### Task goal
Write out each line from the data below that includes the word "this".

(begin)

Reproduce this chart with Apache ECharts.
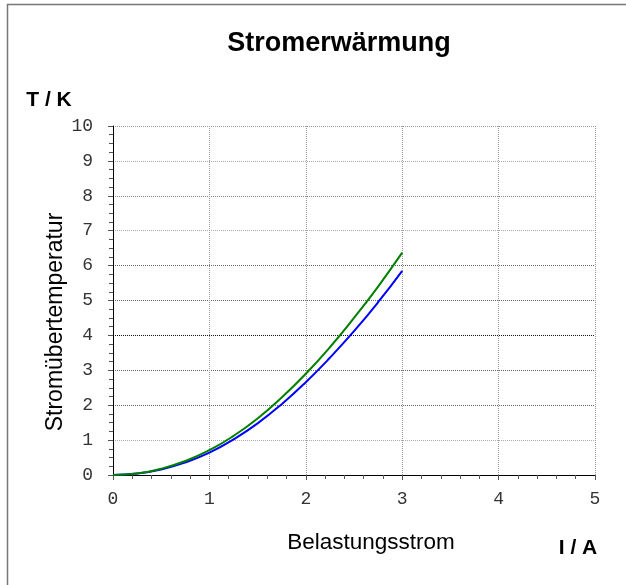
<!DOCTYPE html>
<html>
<head>
<meta charset="utf-8">
<script src="https://cdn.jsdelivr.net/npm/echarts@6/dist/echarts.min.js"></script>
<style>
  html, body { margin: 0; padding: 0; background: #fff; }
  #box01 { width: 626px; height: 585px; }
</style>
</head>
<body>
<div id="box01"></div>
<script>
// Belastungsstrom I / A
var currents = [0, 0.25, 0.5, 0.75, 1, 1.25, 1.5, 1.75, 2, 2.25, 2.5, 2.75, 3];
// Stromübertemperatur T / K (green curve, upper)
var tempGreen = [0, 0.04, 0.18, 0.40, 0.71, 1.12, 1.62, 2.22, 2.90, 3.66, 4.50, 5.40, 6.37];
// Stromübertemperatur T / K (blue curve, lower)
var tempBlue = [0, 0.04, 0.16, 0.36, 0.64, 1.02, 1.48, 2.03, 2.66, 3.36, 4.12, 4.95, 5.85];
var xTicks = [0, 1, 2, 3, 4, 5];
var yTicks = [0, 1, 2, 3, 4, 5, 6, 7, 8, 9, 10];

function pairs(xs, ys) {
    var out = [];
    for (var i = 0; i < xs.length; i++) {
        out.push([xs[i], ys[i]]);
    }
    return out;
}

var myChart = echarts.init(document.getElementById('box01'));

var monoLabel = {
    fontFamily: 'Liberation Mono',
    fontSize: 18,
    color: '#333'
};

var option = {
    animation: false,
    backgroundColor: '#fff',
    grid: {
        left: 113,
        right: 31,
        top: 126,
        bottom: 110
    },
    xAxis: {
        type: 'value',
        min: xTicks[0],
        max: xTicks[xTicks.length - 1],
        interval: 1,
        axisLine: { lineStyle: { color: '#000', width: 1 } },
        axisTick: { show: true, length: 5, lineStyle: { color: '#555' } },
        minorTick: { show: true, splitNumber: 5, length: 4, lineStyle: { color: '#555' } },
        axisLabel: Object.assign({ margin: 15 }, monoLabel),
        splitLine: {
            show: true,
            lineStyle: { color: '#999', type: [1, 1], width: 1 }
        }
    },
    yAxis: {
        type: 'value',
        min: yTicks[0],
        max: yTicks[yTicks.length - 1],
        interval: 1,
        axisLine: { show: true, lineStyle: { color: '#000', width: 1 } },
        axisTick: { show: true, length: 5, lineStyle: { color: '#555' } },
        minorTick: { show: true, splitNumber: 4, length: 4, lineStyle: { color: '#555' } },
        axisLabel: Object.assign({ margin: 20 }, monoLabel),
        splitLine: {
            show: true,
            lineStyle: {
                color: ['#000', '#aaa', '#666', '#666', '#111', '#666', '#666', '#aaa', '#888', '#aaa', '#999'],
                type: [1, 1],
                width: 1
            }
        }
    },
    graphic: [
        // Rahmen
        { type: 'line', shape: { x1: 7.5, y1: 4, x2: 7.5, y2: 585 }, style: { stroke: '#777', lineWidth: 1.5 } },
        { type: 'line', shape: { x1: 7, y1: 4.5, x2: 626, y2: 4.5 }, style: { stroke: '#777', lineWidth: 1.5 } },
        // Texte
        { type: 'text', x: 339, y: 44, style: { text: 'Stromerwärmung', fontFamily: 'Liberation Sans', fontSize: 27, fontWeight: 'bold', fill: '#000', align: 'center', verticalAlign: 'middle' } },
        { type: 'text', x: 49, y: 100, style: { text: 'T / K', fontFamily: 'Liberation Sans', fontSize: 21, fontWeight: 'bold', fill: '#000', align: 'center', verticalAlign: 'middle' } },
        { type: 'text', x: 578, y: 548, style: { text: 'I / A', fontFamily: 'Liberation Sans', fontSize: 21, fontWeight: 'bold', fill: '#000', align: 'center', verticalAlign: 'middle' } },
        { type: 'text', x: 371, y: 543, style: { text: 'Belastungsstrom', fontFamily: 'Liberation Sans', fontSize: 22.5, fill: '#000', align: 'center', verticalAlign: 'middle' } },
        { type: 'text', x: 56, y: 322, rotation: Math.PI / 2, style: { text: 'Stromübertemperatur', fontFamily: 'Liberation Sans', fontSize: 23, fill: '#000', align: 'center', verticalAlign: 'middle' } }
    ],
    series: [
        {
            name: 'blau',
            type: 'line',
            smooth: true,
            showSymbol: false,
            data: pairs(currents, tempBlue),
            lineStyle: { color: '#0000ff', width: 2 }
        },
        {
            name: 'grün',
            type: 'line',
            smooth: true,
            showSymbol: false,
            data: pairs(currents, tempGreen),
            lineStyle: { color: '#008000', width: 2 }
        }
    ]
};

myChart.setOption(option);
</script>
</body>
</html>
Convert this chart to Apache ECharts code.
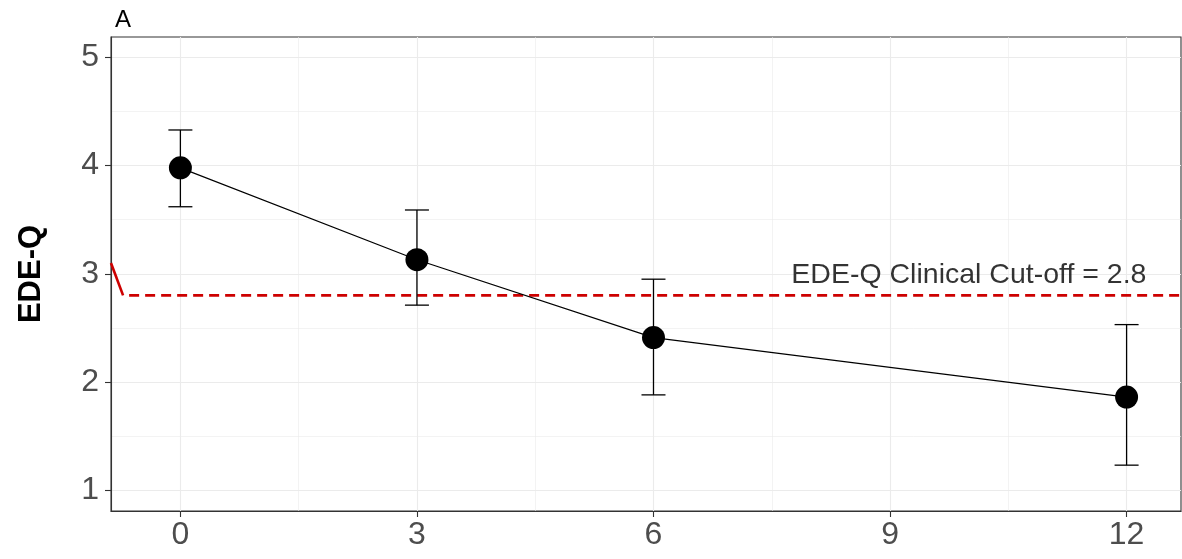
<!DOCTYPE html>
<html>
<head>
<meta charset="utf-8">
<script src="https://cdn.jsdelivr.net/npm/echarts@6/dist/echarts.min.js"></script>
<style>
	html, body { margin: 0; padding: 0; background: #fff; }
	#chart { width: 1182px; height: 559px; }
</style>
</head>
<body>
<div id="chart"></div>
<script>
// data
var months = [0, 3, 6, 12];
var means = [3.98, 3.13, 2.41, 1.86];
var lower = [3.62, 2.71, 1.88, 1.23];
var upper = [4.33, 3.59, 2.95, 2.53];
var cutoff = 2.8;
var xTicks = [0, 3, 6, 9, 12];
var xMinor = [1.5, 4.5, 7.5, 10.5];
var yTicks = [1, 2, 3, 4, 5];
var yMinor = [1.5, 2.5, 3.5, 4.5];

var xMin = -0.88, xMax = 12.69;
var yMin = 0.806, yMax = 5.19;

var myChart = echarts.init(document.getElementById('chart'));

var pointData = months.map(function (m, i) { return [m, means[i]]; });
var barData = months.map(function (m, i) { return [m, lower[i], upper[i]]; });

// grid lines drawn as markLines (axis min is not a tick multiple)
var gridLines = [];
xMinor.forEach(function (v) { gridLines.push({ xAxis: v, lineStyle: { width: 0.6 } }); });
yMinor.forEach(function (v) { gridLines.push({ yAxis: v, lineStyle: { width: 0.6 } }); });
xTicks.forEach(function (v) { gridLines.push({ xAxis: v }); });
yTicks.forEach(function (v) { gridLines.push({ yAxis: v }); });

var axisColor = '#333333';

var option = {
	animation: false,
	title: {
		text: 'A',
		left: 110,
		top: 3,
		textStyle: { fontFamily: 'Liberation Sans', fontSize: 24, fontWeight: 'normal', color: '#000' }
	},
	grid: {
		left: 111, right: 1, top: 37, bottom: 48,
		show: true,
		borderColor: axisColor,
		borderWidth: 1.1,
		backgroundColor: 'transparent'
	},
	xAxis: {
		type: 'value',
		min: xMin, max: xMax,
		axisLine: { show: true, onZero: false, lineStyle: { color: axisColor, width: 1.1 } },
		splitLine: { show: false },
		axisTick: { show: true, customValues: xTicks, length: 6, lineStyle: { color: axisColor, width: 1.1 } },
		axisLabel: {
			customValues: xTicks,
			margin: 8,
			fontFamily: 'Liberation Sans', fontSize: 32, color: '#4D4D4D'
		}
	},
	yAxis: {
		type: 'value',
		min: yMin, max: yMax,
		name: 'EDE-Q',
		nameLocation: 'middle',
		nameGap: 64,
		nameTextStyle: { fontFamily: 'Liberation Sans', fontSize: 31, fontWeight: 'bold', color: '#000' },
		axisLine: { show: true, onZero: false, lineStyle: { color: axisColor, width: 1.1 } },
		splitLine: { show: false },
		axisTick: { show: true, customValues: yTicks, length: 6, lineStyle: { color: axisColor, width: 1.1 } },
		axisLabel: {
			customValues: yTicks,
			margin: 12,
			fontFamily: 'Liberation Sans', fontSize: 32, color: '#4D4D4D'
		}
	},
	series: [
		{
			// background grid
			type: 'line',
			data: [],
			z: 0,
			silent: true,
			markLine: {
				silent: true,
				z: 0,
				symbol: 'none',
				label: { show: false },
				lineStyle: { color: '#EBEBEB', width: 1.1, type: 'solid' },
				data: gridLines,
				animation: false
			}
		},
		{
			// red cut-off line
			type: 'line',
			data: [[-0.65, cutoff], [xMax, cutoff]],
			symbol: 'none',
			z: 3,
			lineStyle: { color: '#CD0000', width: 2.6, type: [10, 6] }
		},
		{
			type: 'line',
			data: [[xMin, 3.10], [-0.727, cutoff]],
			symbol: 'none',
			z: 3,
			lineStyle: { color: '#CD0000', width: 2.6 }
		},
		{
			// error bars
			type: 'custom',
			z: 4,
			data: barData,
			renderItem: function (params, api) {
				var x = api.value(0);
				var lo = api.coord([x, api.value(1)]);
				var hi = api.coord([x, api.value(2)]);
				var w = 12;
				var style = { stroke: '#000', lineWidth: 1.3, fill: null };
				return {
					type: 'group',
					children: [
						{ type: 'line', shape: { x1: lo[0], y1: lo[1], x2: hi[0], y2: hi[1] }, style: style },
						{ type: 'line', shape: { x1: lo[0] - w, y1: lo[1], x2: lo[0] + w, y2: lo[1] }, style: style },
						{ type: 'line', shape: { x1: hi[0] - w, y1: hi[1], x2: hi[0] + w, y2: hi[1] }, style: style }
					]
				};
			}
		},
		{
			// means
			type: 'line',
			data: pointData,
			z: 5,
			symbol: 'circle',
			symbolSize: 23,
			showAllSymbol: true,
			lineStyle: { color: '#000', width: 1.2 },
			itemStyle: { color: '#000' }
		},
		{
			// annotation text
			type: 'scatter',
			data: [[10.0, 2.984]],
			z: 6,
			symbolSize: 1,
			itemStyle: { color: 'rgba(0,0,0,0)' },
			label: {
				show: true,
				position: 'inside',
				formatter: 'EDE-Q Clinical Cut-off = 2.8',
				fontFamily: 'Liberation Sans',
				fontSize: 28.5,
				color: '#000',
				textBorderWidth: 0
			}
		}
	]
};

myChart.setOption(option);
</script>
</body>
</html>
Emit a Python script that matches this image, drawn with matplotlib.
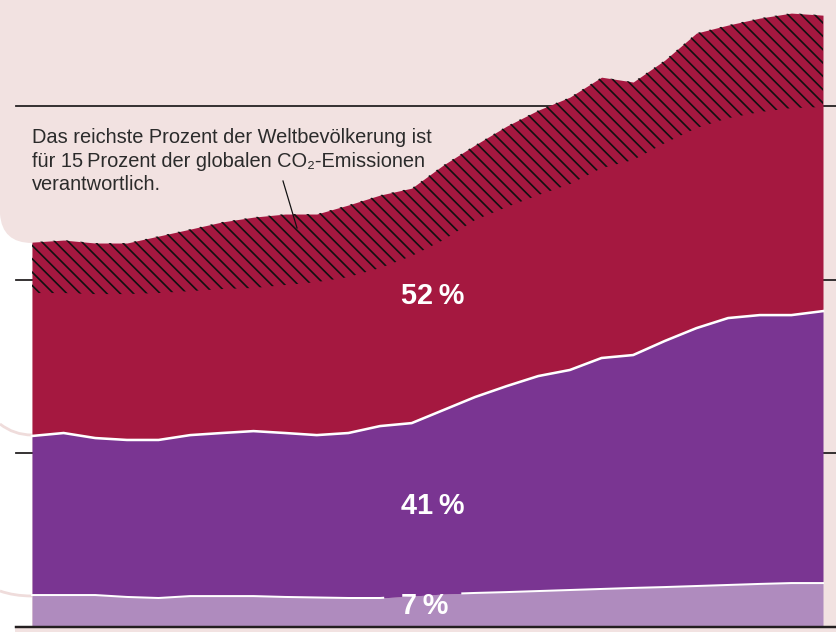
import numpy as np
import matplotlib
matplotlib.use("Agg")
import matplotlib.pyplot as plt
from matplotlib.path import Path
from matplotlib.patches import PathPatch

# CO2 emissions (Gt) by income group, 1990-2015
years = np.arange(1990, 2016)
bottom50 = [1.84, 1.84, 1.84, 1.73, 1.67, 1.78, 1.78, 1.78, 1.73, 1.70, 1.67, 1.67, 1.78,
            1.90, 1.96, 2.01, 2.07, 2.13, 2.19, 2.25, 2.30, 2.36, 2.42, 2.48, 2.53, 2.53]
middle40 = [9.16, 9.33, 9.04, 9.04, 9.10, 9.27, 9.39, 9.50, 9.44, 9.35, 9.50, 9.90, 9.96,
            10.59, 11.28, 11.86, 12.38, 12.67, 13.30, 13.41, 14.17, 14.85, 15.37, 15.48, 15.43, 15.66]
top10_rest = [8.23, 8.06, 8.29, 8.40, 8.46, 8.29, 8.29, 8.24, 8.52, 8.81, 8.98, 9.10, 9.62,
              9.79, 10.19, 10.31, 10.42, 10.70, 10.93, 11.23, 11.39, 11.52, 11.51, 11.69, 11.92, 11.75]
top1 = [2.93, 3.05, 2.94, 2.94, 3.28, 3.57, 3.86, 4.08, 4.09, 3.92, 4.15, 4.20, 3.91,
        4.32, 4.32, 4.66, 4.89, 5.01, 5.24, 4.49, 4.78, 5.47, 5.36, 5.41, 5.47, 5.29]
share_labels = ["7\u2009%", "41\u2009%", "52\u2009%"]
gridlines = [10, 20, 30]
note_lines = ["Das reichste Prozent der Weltbevölkerung ist",
              "für 15\u2009Prozent der globalen CO\u2082-Emissionen",
              "verantwortlich."]

PINK = "#f2e2e1"
CRIMSON = "#a51840"
PURPLE = "#7a3592"
LILAC = "#af8bbe"
INK = "#231f20"

plt.rcParams["hatch.linewidth"] = 1.5
plt.rcParams["hatch.color"] = "#111111"
FONT = ["Liberation Sans", "DejaVu Sans"]

W, H, DPI = 836, 632, 80
fig = plt.figure(figsize=(W / DPI, H / DPI), dpi=DPI)
fig.patch.set_facecolor(PINK)

# background shapes, in pixel coords
bg = fig.add_axes([0, 0, 1, 1], zorder=0)
bg.set_xlim(0, W)
bg.set_ylim(H, 0)
bg.axis("off")
white = Path([(0, 214), (2, 243), (32, 243), (32, 628), (15, 628), (15, H), (0, H), (0, 214)],
             [Path.MOVETO, Path.CURVE3, Path.CURVE3, Path.LINETO, Path.LINETO,
              Path.LINETO, Path.LINETO, Path.CLOSEPOLY])
bg.add_patch(PathPatch(white, facecolor="white", edgecolor="none"))
for y0, y1 in [(424, 435), (591, 596)]:
    arc = Path([(0, y0), (14, y1), (32, y1)], [Path.MOVETO, Path.CURVE3, Path.CURVE3])
    bg.add_patch(PathPatch(arc, facecolor="none", edgecolor="#efdcdb", lw=2.5))

# main chart
px_per_year = (823 - 32) / 25
px_per_gt = (627 - 106) / 30
ax = fig.add_axes([0, 0, 1, 1], zorder=1)
ax.patch.set_alpha(0)
ax.set_xlim(1990 - 32 / px_per_year, 2015 + 13 / px_per_year)
ax.set_ylim(-5 / px_per_gt, 627 / px_per_gt)
ax.axis("off")

for g in gridlines:
    ax.axhline(g, xmin=16 / W, xmax=1, color=INK, lw=1.6, zorder=0)

c1 = np.array(bottom50)
c2 = c1 + np.array(middle40)
c3 = c2 + np.array(top10_rest)
c4 = c3 + np.array(top1)

ax.fill_between(years, 0, c1, color=LILAC, lw=0, zorder=1)
ax.fill_between(years, c1, c2, color=PURPLE, lw=0, zorder=1)
ax.fill_between(years, c2, c4, color=CRIMSON, lw=0, zorder=1)
ax.fill_between(years, c3, c4, facecolor="none", edgecolor="#111111", lw=0,
                hatch="\\\\", zorder=2)

ax.plot(years, c2, color="white", lw=2.3, zorder=3, solid_joinstyle="round")
# white rule under the 7 % band, interrupted where its label sits
gap = (2001.1, 2003.6)
left = years < gap[0]
right = years > gap[1]
ax.plot(np.r_[years[left], gap[0]], np.r_[c1[left], np.interp(gap[0], years, c1)],
        color="white", lw=1.8, zorder=3)
ax.plot(np.r_[gap[1], years[right]], np.r_[np.interp(gap[1], years, c1), c1[right]],
        color="white", lw=1.8, zorder=3)

ax.axhline(0, xmin=16 / W, xmax=1, color=INK, lw=2.2, zorder=4)

# labels and note, in pixel coords
top = fig.add_axes([0, 0, 1, 1], zorder=2)
top.set_xlim(0, W)
top.set_ylim(H, 0)
top.axis("off")
top.patch.set_alpha(0)

for label, yb in zip(share_labels, [614, 514, 304]):
    top.text(401, yb, label, color="white", fontsize=26, fontweight="bold",
             family=FONT, ha="left", va="baseline")

for line, yb in zip(note_lines, [143, 167, 190]):
    top.text(32, yb, line, color="#2b2b2b", fontsize=18, family=FONT,
             ha="left", va="baseline")
top.plot([283, 297], [181, 228], color="#111111", lw=1.1)

fig.savefig("out.png", dpi=DPI, facecolor=fig.get_facecolor())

(end)

### Full solution
Reproduce this chart with Apache ECharts.
Convert this chart to Apache ECharts code.
Emit a Python script that matches this image, drawn with matplotlib.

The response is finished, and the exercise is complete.